After a legal spat about naming rights with a restaurant of the same name some three-thousand miles away, Chef Proprietor Alex Claridge’s Nomad Restaurant and his similarly named projects shut down, immediately reopening as The Wilderness. His restaurant hasn’t moved from its unobtrusive location on quirky Dudley Street, though the interior did get a bit of a refit including a coppice worth of trees and a ton of moss.
Alex and his Head Chef Brian Smith have worked on a number of projects together over recent years from no-price-tag pop-up crazy “no rules” events, gin tastings, breakfast for the Birmingham Breakfast Club including some unexpected invertebrate ingredients, and more (including a pop-up where the oven stopped working and I had my dinner cooked on a pair of panini presses).
The Wilderness team have also just opened a pop-up on the ground floor of Selfridges Birmingham where you can go for some “tapas”, for a quick lunch, or for a cocktail – but that’s for another chapter.

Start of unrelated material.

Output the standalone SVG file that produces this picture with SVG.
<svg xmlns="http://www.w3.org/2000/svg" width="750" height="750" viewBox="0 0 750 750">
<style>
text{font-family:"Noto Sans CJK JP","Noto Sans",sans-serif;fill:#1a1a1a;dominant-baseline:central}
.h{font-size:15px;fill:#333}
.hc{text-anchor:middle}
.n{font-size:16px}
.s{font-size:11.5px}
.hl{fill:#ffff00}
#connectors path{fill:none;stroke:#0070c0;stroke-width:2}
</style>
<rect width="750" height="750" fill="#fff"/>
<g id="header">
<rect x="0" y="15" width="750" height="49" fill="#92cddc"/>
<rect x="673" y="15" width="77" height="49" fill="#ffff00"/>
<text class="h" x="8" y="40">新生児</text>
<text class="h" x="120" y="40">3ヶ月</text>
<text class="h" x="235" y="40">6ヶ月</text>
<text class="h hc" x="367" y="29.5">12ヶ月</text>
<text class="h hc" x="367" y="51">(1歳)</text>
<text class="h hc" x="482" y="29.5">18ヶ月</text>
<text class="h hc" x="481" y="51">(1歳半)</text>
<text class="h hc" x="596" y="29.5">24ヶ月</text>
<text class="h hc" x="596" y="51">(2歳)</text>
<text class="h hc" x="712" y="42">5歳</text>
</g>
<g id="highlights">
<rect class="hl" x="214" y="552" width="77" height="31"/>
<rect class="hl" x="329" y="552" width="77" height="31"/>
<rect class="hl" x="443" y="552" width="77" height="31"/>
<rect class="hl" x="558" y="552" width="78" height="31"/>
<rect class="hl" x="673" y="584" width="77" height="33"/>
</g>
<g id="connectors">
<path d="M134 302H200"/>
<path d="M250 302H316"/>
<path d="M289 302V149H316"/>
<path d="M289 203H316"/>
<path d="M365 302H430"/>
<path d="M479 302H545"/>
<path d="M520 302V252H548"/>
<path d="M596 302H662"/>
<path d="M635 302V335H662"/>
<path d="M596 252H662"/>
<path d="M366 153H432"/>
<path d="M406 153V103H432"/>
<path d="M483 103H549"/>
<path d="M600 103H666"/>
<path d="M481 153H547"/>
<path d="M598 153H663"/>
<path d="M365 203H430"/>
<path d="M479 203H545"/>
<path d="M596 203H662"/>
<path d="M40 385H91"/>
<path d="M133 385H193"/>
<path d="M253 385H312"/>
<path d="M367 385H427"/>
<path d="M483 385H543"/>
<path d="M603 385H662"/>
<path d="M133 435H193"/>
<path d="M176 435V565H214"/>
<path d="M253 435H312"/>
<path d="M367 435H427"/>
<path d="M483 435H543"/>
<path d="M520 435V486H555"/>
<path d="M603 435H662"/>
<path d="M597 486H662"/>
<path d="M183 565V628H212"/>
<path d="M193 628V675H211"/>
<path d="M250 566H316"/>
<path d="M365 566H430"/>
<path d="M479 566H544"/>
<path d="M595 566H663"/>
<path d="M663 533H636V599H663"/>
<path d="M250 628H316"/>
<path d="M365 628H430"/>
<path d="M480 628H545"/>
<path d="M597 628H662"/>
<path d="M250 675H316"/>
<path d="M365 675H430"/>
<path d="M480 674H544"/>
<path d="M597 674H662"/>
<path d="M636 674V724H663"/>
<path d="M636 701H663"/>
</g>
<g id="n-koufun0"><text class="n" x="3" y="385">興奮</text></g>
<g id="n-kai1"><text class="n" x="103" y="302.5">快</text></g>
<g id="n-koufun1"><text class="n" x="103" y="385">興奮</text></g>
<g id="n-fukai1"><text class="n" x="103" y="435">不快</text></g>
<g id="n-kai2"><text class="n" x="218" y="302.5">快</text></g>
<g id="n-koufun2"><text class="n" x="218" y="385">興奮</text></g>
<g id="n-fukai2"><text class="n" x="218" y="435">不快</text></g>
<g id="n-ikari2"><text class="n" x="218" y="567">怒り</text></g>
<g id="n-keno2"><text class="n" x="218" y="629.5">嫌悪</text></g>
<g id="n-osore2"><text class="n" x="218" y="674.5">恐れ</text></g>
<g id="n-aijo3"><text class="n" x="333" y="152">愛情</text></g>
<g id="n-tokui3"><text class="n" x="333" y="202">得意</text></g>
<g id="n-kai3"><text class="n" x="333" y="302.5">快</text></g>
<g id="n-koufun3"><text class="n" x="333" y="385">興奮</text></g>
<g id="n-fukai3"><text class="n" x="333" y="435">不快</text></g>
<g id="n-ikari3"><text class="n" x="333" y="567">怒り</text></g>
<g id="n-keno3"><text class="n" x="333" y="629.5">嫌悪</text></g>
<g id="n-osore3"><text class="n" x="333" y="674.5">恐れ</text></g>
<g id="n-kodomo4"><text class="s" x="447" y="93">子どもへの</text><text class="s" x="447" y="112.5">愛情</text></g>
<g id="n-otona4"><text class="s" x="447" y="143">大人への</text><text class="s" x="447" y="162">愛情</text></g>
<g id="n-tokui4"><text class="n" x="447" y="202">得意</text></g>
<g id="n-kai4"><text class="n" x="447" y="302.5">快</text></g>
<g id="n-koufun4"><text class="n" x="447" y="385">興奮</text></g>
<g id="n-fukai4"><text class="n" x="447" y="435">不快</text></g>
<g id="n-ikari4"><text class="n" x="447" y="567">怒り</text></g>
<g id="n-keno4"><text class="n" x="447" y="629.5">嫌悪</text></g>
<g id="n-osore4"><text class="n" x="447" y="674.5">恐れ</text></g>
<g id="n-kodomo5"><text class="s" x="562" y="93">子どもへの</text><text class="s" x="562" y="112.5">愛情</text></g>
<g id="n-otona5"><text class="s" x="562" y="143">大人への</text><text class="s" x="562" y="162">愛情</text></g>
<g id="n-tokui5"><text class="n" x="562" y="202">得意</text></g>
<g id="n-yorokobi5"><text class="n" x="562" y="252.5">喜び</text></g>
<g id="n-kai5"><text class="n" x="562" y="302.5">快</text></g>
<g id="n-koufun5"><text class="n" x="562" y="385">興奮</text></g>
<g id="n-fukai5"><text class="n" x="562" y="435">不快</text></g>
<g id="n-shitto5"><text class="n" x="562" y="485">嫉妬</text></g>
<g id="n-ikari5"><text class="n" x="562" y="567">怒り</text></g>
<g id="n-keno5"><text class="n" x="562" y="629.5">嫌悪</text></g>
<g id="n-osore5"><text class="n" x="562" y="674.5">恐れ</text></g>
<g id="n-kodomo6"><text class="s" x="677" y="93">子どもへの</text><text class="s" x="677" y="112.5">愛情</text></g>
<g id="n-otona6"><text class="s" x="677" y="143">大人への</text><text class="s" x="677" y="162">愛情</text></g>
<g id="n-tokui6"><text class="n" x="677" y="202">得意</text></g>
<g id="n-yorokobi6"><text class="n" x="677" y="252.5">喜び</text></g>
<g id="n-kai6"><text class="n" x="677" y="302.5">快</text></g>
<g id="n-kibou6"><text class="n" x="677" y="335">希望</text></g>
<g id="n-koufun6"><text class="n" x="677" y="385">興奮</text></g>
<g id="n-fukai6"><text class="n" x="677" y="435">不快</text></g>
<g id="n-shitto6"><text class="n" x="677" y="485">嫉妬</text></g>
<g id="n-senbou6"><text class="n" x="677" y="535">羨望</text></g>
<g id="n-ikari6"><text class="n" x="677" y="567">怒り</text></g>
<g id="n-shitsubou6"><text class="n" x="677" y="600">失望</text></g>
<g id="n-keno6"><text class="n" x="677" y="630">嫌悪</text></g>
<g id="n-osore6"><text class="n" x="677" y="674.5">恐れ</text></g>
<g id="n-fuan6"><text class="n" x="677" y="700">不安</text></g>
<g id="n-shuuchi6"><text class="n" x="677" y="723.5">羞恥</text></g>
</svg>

By now I’m hoping you’re getting a feel that Alex is a little bit off-the-wall. In a good way. You won’t be surprised then that the food he and Brian produce is full of unusual ingrediants (e.g. embers, meadowsweet, melilot). It is however still fairly classic cookery, just with presentational twists. In the second incarnation of this permanent restaurant I think the team are now producing dishes with more finesse, and are presenting a more coherent menu. There’s a plan to increase the space in both the restaurant and the kitchen which could take it even further.

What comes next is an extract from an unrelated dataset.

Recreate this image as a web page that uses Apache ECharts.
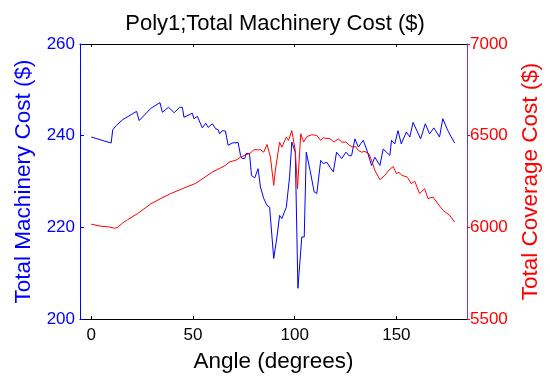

A few weeks ago we attended a birthday dinner there for a friend, and took the full tasting menu (£50) with the drinks flight (for the uninitiated that’s a different drink with each course, £30). Chapter one, “The Shoreline – Evening to Dusk” included a first dish of pea, pickled onion, potato, mackerel, served like a rock on a shoreline complete with pink plastic-looking edible flotsam. This was followed by a juicy hand-dived Orkney scallop cooked and served in lightly bitter embers, with caviar. Chapter two “The Forest and the Field” comprised beautiful pink lamb, peppery nasturtium flowers and beans from the team’s allotment, and forest and sea herbs.

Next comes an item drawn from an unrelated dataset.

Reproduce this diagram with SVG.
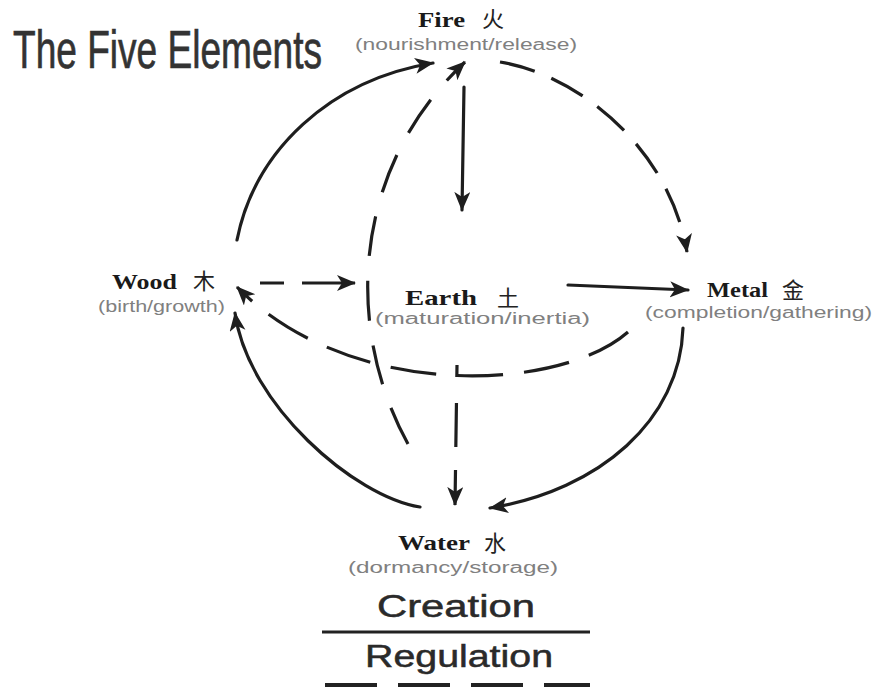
<svg xmlns="http://www.w3.org/2000/svg" width="876" height="689" viewBox="0 0 876 689">
<style>
.lbl{font-family:"Liberation Serif","Noto Serif",serif;font-weight:bold;font-size:22px;fill:#1a1a1a}
.cjk{font-family:"Noto Sans CJK SC","Noto Sans CJK JP",sans-serif;font-size:22px;fill:#222}
.sub{font-family:"Liberation Sans",Arial,sans-serif;font-size:16px;fill:#808080}
.leg{font-family:"Liberation Sans",Arial,sans-serif;font-size:31px;fill:#2a2a2a;stroke:#2a2a2a;stroke-width:0.5}
.ttl{font-family:"Liberation Sans",Arial,sans-serif;font-size:53px;fill:#333;stroke:#333;stroke-width:0.7}
.c{fill:none;stroke:#1e1e1e;stroke-width:3.2;stroke-linecap:round}
.d{fill:none;stroke:#1e1e1e;stroke-width:3.2}
</style>
<defs>
<marker id="ah" markerUnits="userSpaceOnUse" markerWidth="22" markerHeight="18" refX="18" refY="8" orient="auto">
<path d="M0,0 L19,8 L0,16 L5,8 z" fill="#1e1e1e"/>
</marker>
</defs>
<rect width="876" height="689" fill="#fff"/>
<g id="title"><text class="ttl" x="13" y="68" textLength="309" lengthAdjust="spacingAndGlyphs">The Five Elements</text></g>
<g id="fire">
<text class="lbl" x="418" y="27" font-size="21" textLength="47" lengthAdjust="spacingAndGlyphs">Fire</text>
<text class="cjk" x="482" y="27" font-size="21">火</text>
<text class="sub" x="355" y="50" font-size="16" textLength="222" lengthAdjust="spacingAndGlyphs">(nourishment/release)</text>
</g>
<g id="wood">
<text class="lbl" x="112" y="289" textLength="65" lengthAdjust="spacingAndGlyphs">Wood</text>
<text class="cjk" x="193" y="289">木</text>
<text class="sub" x="98" y="312" textLength="127" lengthAdjust="spacingAndGlyphs">(birth/growth)</text>
</g>
<g id="earth">
<text class="lbl" x="405" y="305" textLength="72" lengthAdjust="spacingAndGlyphs">Earth</text>
<text class="cjk" x="497" y="306">土</text>
<text class="sub" x="375" y="324" textLength="215" lengthAdjust="spacingAndGlyphs">(maturation/inertia)</text>
</g>
<g id="metal">
<text class="lbl" x="707" y="297" textLength="61" lengthAdjust="spacingAndGlyphs">Metal</text>
<text class="cjk" x="782" y="298">金</text>
<text class="sub" x="645" y="318" textLength="227" lengthAdjust="spacingAndGlyphs">(completion/gathering)</text>
</g>
<g id="water">
<text class="lbl" x="398" y="550" textLength="72" lengthAdjust="spacingAndGlyphs">Water</text>
<text class="cjk" x="484" y="551">水</text>
<text class="sub" x="348" y="573" textLength="210" lengthAdjust="spacingAndGlyphs">(dormancy/storage)</text>
</g>
<g id="legend">
<text class="leg" x="377" y="617" textLength="158" lengthAdjust="spacingAndGlyphs">Creation</text>
<line x1="322" y1="632" x2="590" y2="632" stroke="#222" stroke-width="3"/>
<text class="leg" x="365" y="667" textLength="188" lengthAdjust="spacingAndGlyphs">Regulation</text>
<line x1="325" y1="685" x2="590" y2="685" stroke="#222" stroke-width="4" stroke-dasharray="52 21"/>
</g>
<g id="connectors">
<path class="c" d="M237,240 C255,150 330,80 433,63" marker-end="url(#ah)"/>
<path class="d" d="M500,62 C580,75 670,150 687,252" stroke-dasharray="36 18" marker-end="url(#ah)"/>
<path class="c" d="M683,328 C680,420 600,490 490,508" marker-end="url(#ah)"/>
<path class="c" d="M420,507 C355,497 248,405 235,313" marker-end="url(#ah)"/>
<path class="d" d="M408,444 C345,330 350,170 465,62" stroke-dasharray="40 25" marker-end="url(#ah)"/>
<path class="c" d="M464,87 L462,210" marker-end="url(#ah)"/>
<path class="c" d="M568,285 L688,290" marker-end="url(#ah)"/>
<path class="d" d="M260,283 L355,283" stroke-dasharray="24 18 60" marker-end="url(#ah)"/>
<path class="d" d="M628,332 C560,392 350,402 237,287" stroke-dasharray="46 21" marker-end="url(#ah)"/>
<path class="d" d="M457,365 L455,505" stroke-dasharray="12 26 44 23 40" marker-end="url(#ah)"/>
</g>
</svg>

Chapter three, “The Picnic 2009”, included three courses. The first included a signature ingredient of wood ant, lemony tasting crunchy ants theatrically marching towards a creamy cheddar brûlée with many flowers, again from their own allotment. Accompanying this course was Black Cow Vodka, made from cheese whey. We then moved on to a pre-dessert of “Jammy Dodgers” which were tasty suite and crunchy à la their namesakes. The final course – “Oh Bollocks” – was a “dropped” 99 ice cream, including a cone, flake, and gooey strawberry sauce.
This is a light-hearted playful place to eat, with interesting and competent cooking, and attentive fine service. It isn’t super formal, so if you’re after that then try one of the many other restaurants we now have offering it, it’s a place to come and smile as you dine at the tongue in cheek jokes from the chefs.